LAS VEGAS — Mercedes-Benz rolled out its F 015 Luxury in Motion self-driving luxury sedan at the 2015 Consumer Electronics Show, while Audi touted a long-distance test drive of the Audi A7 piloted driving concept.
"Step by step, automakers are getting closer to a future of driverless vehicles," said Ron Montoya, Edmunds.com consumer advice editor.
Autonomous driving is one of the major trends at the CES show, along with high-tech infotainment and display systems and new wearable automotive technology.
While car shoppers are not yet able to step into a showroom and walk out with a completely self-driving car, the two German automakers clearly are edging closer to a brave new world. In addition, Google debuted a podlike autonomous prototype last year and Nissan promised a self-driving car by 2020.
"The car is growing beyond its role as a mere means of transport and will ultimately become a mobile living space," said Daimler AG CEO Dieter Zetsche.
The new F 015 Luxury in Motion research vehicle, a vision of what driving might be like in 2030, is patterned after a private retreat and takes some of the autonomous features of the Mercedes-Benz S-Class flagship sedan to the next level.
The cabin of the F 015 Luxury in Motion features four rotating lounge chairs that can face each other. Six display screens integrated into the instrument panel and rear and side panels keep occupants connected to the car and the outside world through gestures, eye tracking or touch.
Instead of traditional headlights and taillights, the F 015 Luxury in Motion features color-changing light modules that are blue if the car is driving itself or white if the driver is in control.
Not to be outdone, Audi rolled into CES with its A7 piloted driving concept, which completed a 560-mile trek from Silicon Valley, California.
"The test drive resulted in actionable data to help further development of Audi pilot driving," said the automaker in a statement.
The concept uses "production-ready sensors" that detect the vehicle's surroundings. Laser scanners are built into the grille and rear bumper to provide "detailed recognition of static or dynamic objects."
In addition to the advances in self-driving cars, consumers are previewing production-ready innovations at CES.
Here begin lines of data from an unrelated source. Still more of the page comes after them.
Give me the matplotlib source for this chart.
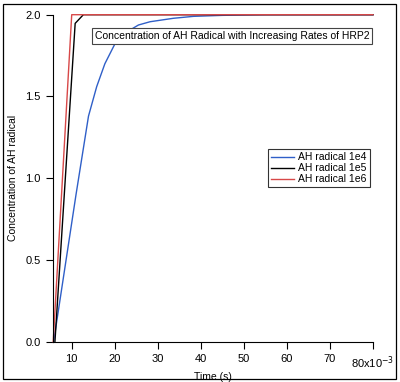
import matplotlib
matplotlib.use("Agg")
import matplotlib.pyplot as plt
from matplotlib.patches import Rectangle

plt.rcParams['font.family'] = ['Liberation Sans', 'DejaVu Sans']

# time (s) and concentration
t_1e4 = [0.0058, 0.0110, 0.0139, 0.0158, 0.0177, 0.0201, 0.0225, 0.0255, 0.0282,
         0.0336, 0.0383, 0.0450, 0.0550, 0.0800]
c_1e4 = [0.0, 0.90, 1.38, 1.56, 1.70, 1.825, 1.89, 1.937, 1.957,
         1.978, 1.990, 1.996, 2.0, 2.0]
t_1e5 = [0.0061, 0.0108, 0.0127, 0.0800]
c_1e5 = [0.0, 1.947, 2.0, 2.0]
t_1e6 = [0.0057, 0.0100, 0.0800]
c_1e6 = [0.0, 2.0, 2.0]

xticks = [0.01, 0.02, 0.03, 0.04, 0.05, 0.06, 0.07, 0.08]
xticklabels = ["10", "20", "30", "40", "50", "60", "70", "80x10$^{-3}$"]
yticks = [0.0, 0.5, 1.0, 1.5, 2.0]

fig = plt.figure(figsize=(4.0, 3.82), dpi=100)
ax = fig.add_axes([0.1325, 0.1055, 0.8, 0.856])

ax.plot(t_1e4, c_1e4, color='#2f5fc8', lw=1.0, label='AH radical 1e4', clip_on=False)
ax.plot(t_1e5, c_1e5, color='black', lw=1.0, label='AH radical 1e5', clip_on=False)
ax.plot(t_1e6, c_1e6, color='#d84848', lw=1.0, label='AH radical 1e6', clip_on=False)

ax.set_xlim(0.00565, 0.080)
ax.set_ylim(0, 2.0)
ax.set_xticks(xticks)
ax.set_xticklabels(xticklabels)
ax.set_yticks(yticks)
ax.set_yticklabels([f"{v:.1f}" for v in yticks])
ax.tick_params(direction='out', length=5, width=0.8, labelsize=8, pad=4)

for s in ['top', 'right']:
    ax.spines[s].set_visible(False)
for s in ['left', 'bottom']:
    ax.spines[s].set_linewidth(0.8)

ax.set_xlabel("Time (s)", fontsize=7.5, labelpad=1)
ax.set_ylabel("Concentration of AH radical", fontsize=7.5, labelpad=5)

ax.text(0.56, 0.935, "Concentration of AH Radical with Increasing Rates of HRP2",
        transform=ax.transAxes, ha='center', va='center', fontsize=7.5,
        bbox=dict(boxstyle='square,pad=0.25', fc='white', ec='#444444', lw=0.8))

leg = ax.legend(loc='upper left', bbox_to_anchor=(0.655, 0.605), fontsize=7.5,
                frameon=True, fancybox=False, handlelength=2.2,
                borderpad=0.3, labelspacing=0.1, handletextpad=0.4)
leg.get_frame().set_edgecolor('black')
leg.get_frame().set_linewidth(0.8)

fig.patches.append(Rectangle((0.008, 0.008), 0.982, 0.982, transform=fig.transFigure,
                             fill=False, ec='black', lw=0.9))

fig.savefig("out.png", dpi=100)
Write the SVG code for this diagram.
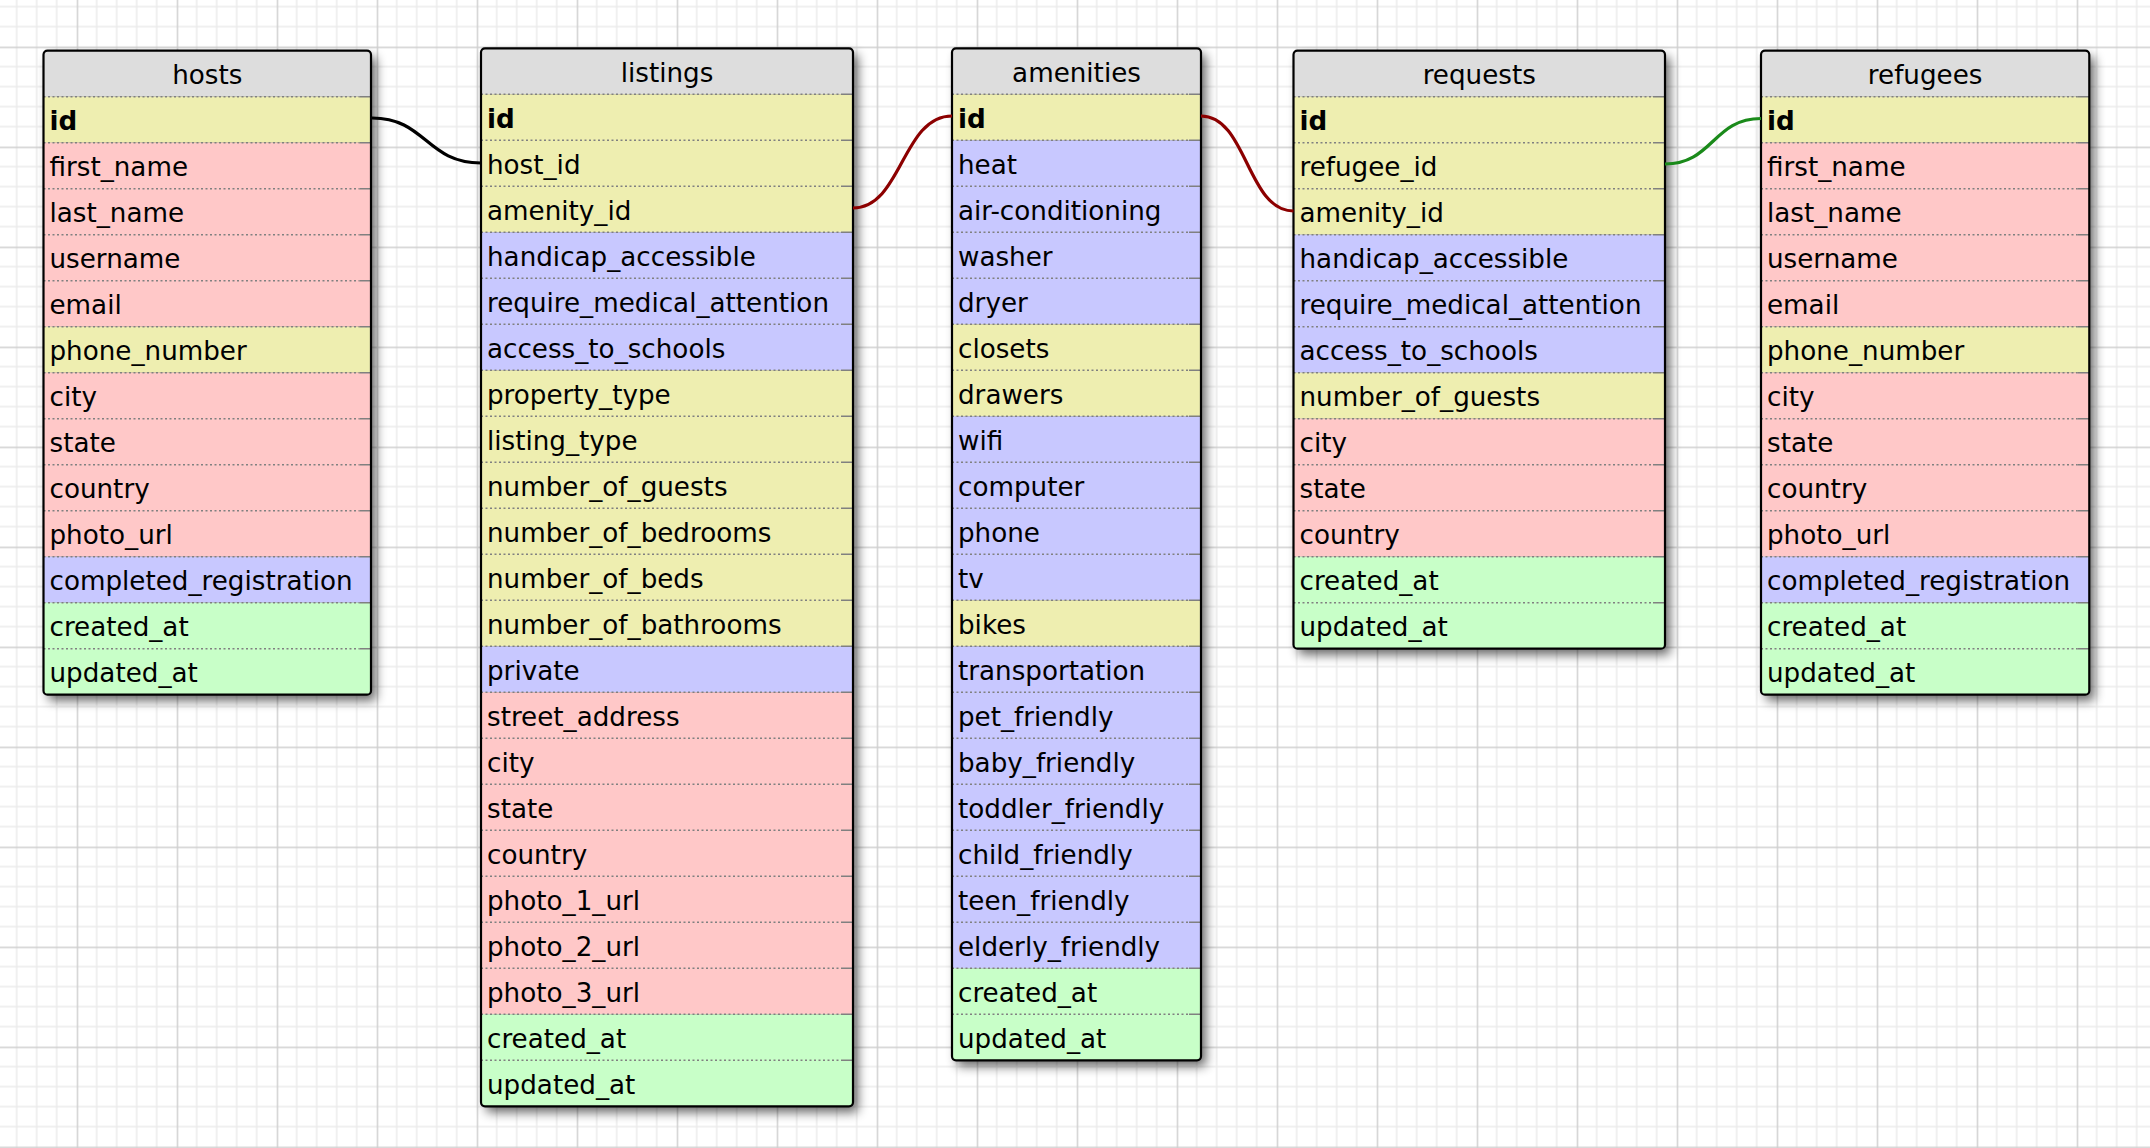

Apple CarPlay and Android Auto will dominate much of the automotive conversation at CES, says Montoya, as both platforms aim to "maximize the smartphone experience inside the car." Hyundai is debuting its new Display Audio system and Ford is highlighting its new Sync 3 system that promises a touchscreen experience that's closer to smartphone interfaces.
Hyundai also is showcasing its Blue Link smartwatch app at 2015 CES. The watch allows users to unlock and lock doors and even start the vehicle with simple voice commands.
Edmunds says: The 2015 CES Show not only provides insights into the latest vehicle systems and gadgets, it also gives car shoppers a look into the future of driving.